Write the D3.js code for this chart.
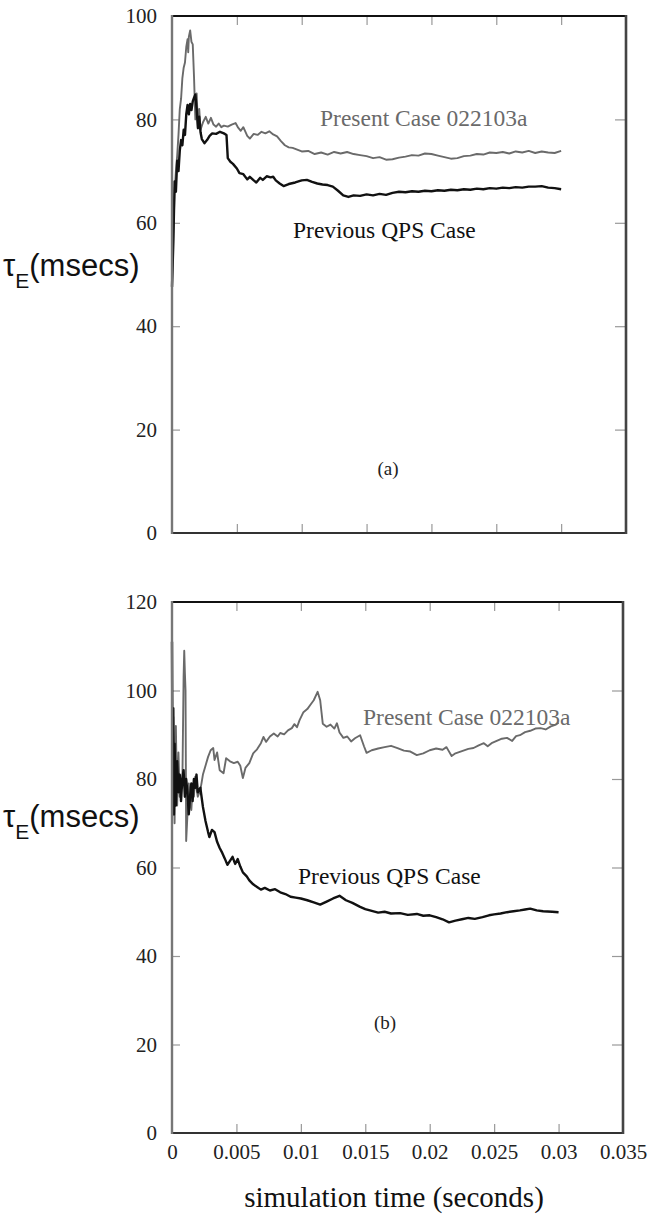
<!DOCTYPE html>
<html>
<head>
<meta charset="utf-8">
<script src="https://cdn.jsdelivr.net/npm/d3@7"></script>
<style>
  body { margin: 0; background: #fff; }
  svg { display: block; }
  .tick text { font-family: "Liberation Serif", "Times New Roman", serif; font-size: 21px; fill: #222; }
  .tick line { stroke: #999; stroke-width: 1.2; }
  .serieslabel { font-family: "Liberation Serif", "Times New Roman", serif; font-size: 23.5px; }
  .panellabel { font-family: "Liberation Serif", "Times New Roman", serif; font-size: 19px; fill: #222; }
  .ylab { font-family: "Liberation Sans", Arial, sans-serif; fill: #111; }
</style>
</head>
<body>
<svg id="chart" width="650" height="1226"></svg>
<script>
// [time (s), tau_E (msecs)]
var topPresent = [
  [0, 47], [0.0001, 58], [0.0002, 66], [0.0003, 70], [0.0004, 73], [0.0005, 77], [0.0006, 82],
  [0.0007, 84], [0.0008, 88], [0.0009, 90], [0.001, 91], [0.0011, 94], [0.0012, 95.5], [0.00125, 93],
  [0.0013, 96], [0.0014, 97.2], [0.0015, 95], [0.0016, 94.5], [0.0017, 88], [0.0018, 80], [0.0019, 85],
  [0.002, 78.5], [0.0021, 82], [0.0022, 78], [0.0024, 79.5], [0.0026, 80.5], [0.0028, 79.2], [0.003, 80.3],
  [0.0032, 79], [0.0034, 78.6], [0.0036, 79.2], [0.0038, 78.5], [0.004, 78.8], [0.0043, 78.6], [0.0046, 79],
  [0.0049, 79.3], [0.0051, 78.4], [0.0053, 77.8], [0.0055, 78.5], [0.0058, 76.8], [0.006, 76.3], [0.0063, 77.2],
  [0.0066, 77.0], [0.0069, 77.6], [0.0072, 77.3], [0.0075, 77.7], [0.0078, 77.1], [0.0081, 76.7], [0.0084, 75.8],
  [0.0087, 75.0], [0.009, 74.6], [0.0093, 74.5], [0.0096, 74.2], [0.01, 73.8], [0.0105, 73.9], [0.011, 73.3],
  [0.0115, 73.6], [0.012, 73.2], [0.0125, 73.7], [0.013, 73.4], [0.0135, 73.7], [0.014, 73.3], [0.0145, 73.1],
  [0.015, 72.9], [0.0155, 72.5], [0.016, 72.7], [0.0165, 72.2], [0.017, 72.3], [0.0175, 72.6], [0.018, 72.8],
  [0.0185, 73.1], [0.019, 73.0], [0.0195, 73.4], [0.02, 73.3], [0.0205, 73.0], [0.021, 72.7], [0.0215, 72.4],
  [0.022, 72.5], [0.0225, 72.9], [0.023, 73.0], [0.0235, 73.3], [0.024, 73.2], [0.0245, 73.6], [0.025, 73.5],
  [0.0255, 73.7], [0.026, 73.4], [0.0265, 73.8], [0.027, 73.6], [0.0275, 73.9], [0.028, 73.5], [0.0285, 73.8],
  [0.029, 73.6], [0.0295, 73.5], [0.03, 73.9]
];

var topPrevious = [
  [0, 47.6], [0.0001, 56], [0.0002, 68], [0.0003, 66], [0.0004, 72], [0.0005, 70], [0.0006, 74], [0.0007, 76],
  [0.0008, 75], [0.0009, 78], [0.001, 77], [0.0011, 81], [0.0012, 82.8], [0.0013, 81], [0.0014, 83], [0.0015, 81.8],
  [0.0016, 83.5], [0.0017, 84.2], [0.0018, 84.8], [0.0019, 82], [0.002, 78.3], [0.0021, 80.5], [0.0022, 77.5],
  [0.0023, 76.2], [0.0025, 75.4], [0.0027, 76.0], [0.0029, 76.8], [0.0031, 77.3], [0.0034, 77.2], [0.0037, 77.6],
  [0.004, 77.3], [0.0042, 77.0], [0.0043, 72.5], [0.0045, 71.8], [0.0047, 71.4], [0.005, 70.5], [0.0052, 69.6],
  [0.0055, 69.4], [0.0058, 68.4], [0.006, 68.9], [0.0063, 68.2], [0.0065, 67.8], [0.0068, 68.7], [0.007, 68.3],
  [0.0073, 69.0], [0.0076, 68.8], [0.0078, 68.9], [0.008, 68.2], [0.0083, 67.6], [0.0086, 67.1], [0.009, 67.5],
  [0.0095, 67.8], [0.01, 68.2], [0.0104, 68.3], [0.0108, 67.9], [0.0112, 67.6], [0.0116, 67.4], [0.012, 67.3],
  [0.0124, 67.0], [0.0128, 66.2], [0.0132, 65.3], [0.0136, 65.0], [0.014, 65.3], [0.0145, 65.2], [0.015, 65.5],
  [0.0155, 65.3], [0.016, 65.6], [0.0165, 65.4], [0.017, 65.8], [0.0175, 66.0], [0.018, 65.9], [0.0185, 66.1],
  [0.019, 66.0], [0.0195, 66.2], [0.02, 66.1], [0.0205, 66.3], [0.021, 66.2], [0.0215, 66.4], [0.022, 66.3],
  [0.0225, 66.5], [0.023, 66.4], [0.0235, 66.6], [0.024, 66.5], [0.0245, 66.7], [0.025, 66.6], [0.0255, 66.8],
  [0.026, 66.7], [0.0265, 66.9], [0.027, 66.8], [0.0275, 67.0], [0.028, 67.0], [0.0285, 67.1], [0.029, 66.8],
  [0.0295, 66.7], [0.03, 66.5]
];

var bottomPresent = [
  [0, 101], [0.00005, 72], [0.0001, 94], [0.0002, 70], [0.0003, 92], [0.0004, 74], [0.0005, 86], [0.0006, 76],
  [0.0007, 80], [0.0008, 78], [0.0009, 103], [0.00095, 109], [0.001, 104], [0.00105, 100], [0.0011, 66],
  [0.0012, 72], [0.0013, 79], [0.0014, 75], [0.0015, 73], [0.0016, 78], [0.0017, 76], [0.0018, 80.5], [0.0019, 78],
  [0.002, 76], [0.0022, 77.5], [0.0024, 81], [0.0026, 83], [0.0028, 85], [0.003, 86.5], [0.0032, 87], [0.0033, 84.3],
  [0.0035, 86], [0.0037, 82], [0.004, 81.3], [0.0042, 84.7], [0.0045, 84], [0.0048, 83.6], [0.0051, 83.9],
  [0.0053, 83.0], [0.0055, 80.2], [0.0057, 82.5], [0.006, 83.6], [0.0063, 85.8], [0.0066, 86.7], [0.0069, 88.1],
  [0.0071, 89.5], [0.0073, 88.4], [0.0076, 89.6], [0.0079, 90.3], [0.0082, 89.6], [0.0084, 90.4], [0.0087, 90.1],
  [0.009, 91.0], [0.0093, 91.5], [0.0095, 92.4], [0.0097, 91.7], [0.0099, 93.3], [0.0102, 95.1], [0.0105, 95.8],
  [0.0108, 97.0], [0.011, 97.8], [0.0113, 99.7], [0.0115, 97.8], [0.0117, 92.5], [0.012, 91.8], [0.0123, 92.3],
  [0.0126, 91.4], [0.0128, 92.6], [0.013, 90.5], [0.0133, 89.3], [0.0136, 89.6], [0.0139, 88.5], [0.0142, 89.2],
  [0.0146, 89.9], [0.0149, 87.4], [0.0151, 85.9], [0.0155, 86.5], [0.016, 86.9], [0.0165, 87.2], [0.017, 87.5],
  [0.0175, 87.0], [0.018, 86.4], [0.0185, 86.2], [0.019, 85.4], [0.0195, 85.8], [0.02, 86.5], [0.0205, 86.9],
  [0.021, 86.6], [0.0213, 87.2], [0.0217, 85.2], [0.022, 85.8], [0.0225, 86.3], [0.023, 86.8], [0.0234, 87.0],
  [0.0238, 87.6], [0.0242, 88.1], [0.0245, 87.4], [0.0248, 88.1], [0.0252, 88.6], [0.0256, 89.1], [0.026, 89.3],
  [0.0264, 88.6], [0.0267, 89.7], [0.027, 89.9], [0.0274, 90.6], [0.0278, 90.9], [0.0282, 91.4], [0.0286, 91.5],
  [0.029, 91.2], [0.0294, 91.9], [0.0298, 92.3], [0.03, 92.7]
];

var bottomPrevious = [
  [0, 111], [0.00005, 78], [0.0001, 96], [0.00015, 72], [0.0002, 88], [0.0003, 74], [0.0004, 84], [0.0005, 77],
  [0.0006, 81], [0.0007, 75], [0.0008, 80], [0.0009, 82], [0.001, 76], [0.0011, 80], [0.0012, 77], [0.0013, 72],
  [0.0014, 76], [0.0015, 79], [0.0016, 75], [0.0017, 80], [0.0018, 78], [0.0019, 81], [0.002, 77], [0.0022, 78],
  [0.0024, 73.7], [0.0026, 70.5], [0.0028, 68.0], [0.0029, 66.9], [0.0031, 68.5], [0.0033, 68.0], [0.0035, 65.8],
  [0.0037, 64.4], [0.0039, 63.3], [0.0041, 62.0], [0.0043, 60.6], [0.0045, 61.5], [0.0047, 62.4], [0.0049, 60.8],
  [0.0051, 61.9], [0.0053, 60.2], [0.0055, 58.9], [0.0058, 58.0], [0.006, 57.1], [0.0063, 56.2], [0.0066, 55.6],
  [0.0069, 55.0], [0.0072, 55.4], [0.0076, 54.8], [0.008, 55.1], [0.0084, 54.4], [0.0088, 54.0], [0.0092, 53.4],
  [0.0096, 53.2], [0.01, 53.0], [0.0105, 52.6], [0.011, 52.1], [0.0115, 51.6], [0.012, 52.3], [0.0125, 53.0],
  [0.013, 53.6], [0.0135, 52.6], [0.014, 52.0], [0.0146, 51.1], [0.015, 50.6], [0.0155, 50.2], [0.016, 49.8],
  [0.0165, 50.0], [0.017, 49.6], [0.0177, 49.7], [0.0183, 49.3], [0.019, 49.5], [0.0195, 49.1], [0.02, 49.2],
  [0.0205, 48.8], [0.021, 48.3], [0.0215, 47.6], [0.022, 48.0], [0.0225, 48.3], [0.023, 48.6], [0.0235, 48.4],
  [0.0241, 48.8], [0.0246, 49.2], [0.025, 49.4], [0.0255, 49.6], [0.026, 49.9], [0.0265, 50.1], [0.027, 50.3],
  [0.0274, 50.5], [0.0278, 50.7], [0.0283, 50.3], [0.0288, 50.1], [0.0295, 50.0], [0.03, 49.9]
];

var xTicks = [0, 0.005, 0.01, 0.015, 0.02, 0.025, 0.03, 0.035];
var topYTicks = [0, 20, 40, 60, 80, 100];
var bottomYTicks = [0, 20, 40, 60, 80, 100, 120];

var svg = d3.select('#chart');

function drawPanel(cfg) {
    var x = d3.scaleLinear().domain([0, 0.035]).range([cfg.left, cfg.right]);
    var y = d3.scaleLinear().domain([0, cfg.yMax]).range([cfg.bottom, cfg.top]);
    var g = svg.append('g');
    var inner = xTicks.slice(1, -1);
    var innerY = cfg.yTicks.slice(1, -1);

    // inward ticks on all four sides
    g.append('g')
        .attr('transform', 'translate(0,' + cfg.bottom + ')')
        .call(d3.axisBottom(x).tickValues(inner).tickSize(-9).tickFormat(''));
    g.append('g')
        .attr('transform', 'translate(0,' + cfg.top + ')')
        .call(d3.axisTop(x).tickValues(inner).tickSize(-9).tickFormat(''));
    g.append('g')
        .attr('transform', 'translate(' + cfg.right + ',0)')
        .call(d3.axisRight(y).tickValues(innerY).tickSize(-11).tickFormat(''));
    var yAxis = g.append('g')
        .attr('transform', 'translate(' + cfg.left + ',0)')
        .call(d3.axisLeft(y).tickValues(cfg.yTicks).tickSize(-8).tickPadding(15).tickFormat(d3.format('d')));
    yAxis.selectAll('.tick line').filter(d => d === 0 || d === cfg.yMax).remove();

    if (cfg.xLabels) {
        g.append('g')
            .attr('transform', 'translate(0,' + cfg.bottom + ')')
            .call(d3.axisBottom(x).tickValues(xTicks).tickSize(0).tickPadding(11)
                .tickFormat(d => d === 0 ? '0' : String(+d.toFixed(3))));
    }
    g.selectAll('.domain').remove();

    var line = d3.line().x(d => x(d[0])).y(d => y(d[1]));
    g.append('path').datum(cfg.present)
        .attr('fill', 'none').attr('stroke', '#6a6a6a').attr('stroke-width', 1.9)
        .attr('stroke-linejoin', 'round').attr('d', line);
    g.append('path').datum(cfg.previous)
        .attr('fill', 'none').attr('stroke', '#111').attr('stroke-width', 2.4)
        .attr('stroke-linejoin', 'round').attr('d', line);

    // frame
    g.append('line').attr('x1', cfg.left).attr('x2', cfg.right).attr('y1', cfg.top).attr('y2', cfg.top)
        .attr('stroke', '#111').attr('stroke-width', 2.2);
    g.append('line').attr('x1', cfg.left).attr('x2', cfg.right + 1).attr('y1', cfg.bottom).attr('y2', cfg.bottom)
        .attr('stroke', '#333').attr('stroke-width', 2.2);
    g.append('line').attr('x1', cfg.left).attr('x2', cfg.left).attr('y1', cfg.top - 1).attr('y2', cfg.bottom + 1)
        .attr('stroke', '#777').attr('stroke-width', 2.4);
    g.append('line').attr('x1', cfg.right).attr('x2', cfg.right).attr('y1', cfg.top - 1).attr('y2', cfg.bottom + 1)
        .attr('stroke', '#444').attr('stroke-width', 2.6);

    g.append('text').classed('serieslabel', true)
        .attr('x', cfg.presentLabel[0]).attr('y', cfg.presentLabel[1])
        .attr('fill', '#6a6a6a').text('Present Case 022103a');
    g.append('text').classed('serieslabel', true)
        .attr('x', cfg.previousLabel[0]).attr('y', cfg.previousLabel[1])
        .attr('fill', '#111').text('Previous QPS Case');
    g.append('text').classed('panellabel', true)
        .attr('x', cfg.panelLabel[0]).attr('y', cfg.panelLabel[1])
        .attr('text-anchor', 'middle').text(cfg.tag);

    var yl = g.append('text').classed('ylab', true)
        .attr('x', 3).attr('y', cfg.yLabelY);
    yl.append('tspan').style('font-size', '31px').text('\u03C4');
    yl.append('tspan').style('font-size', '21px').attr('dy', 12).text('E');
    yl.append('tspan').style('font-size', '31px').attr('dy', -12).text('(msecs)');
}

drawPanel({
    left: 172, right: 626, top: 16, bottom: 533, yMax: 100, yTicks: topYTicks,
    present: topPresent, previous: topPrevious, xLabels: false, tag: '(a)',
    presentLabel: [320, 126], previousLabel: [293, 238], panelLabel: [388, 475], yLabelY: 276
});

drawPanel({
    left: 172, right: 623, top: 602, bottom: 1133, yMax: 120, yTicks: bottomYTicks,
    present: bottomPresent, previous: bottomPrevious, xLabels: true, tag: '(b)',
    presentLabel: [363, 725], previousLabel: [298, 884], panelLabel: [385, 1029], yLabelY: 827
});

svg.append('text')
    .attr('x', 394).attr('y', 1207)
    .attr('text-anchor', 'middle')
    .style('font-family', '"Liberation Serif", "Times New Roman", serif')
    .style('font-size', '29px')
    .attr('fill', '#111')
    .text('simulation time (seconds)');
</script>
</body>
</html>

================================

» **Request**
Copy all lines above containing the string "chart".

» **Exercise answer**
Write the D3.js code for this chart.
<svg id="chart" width="650" height="1226"></svg>
var svg = d3.select('#chart');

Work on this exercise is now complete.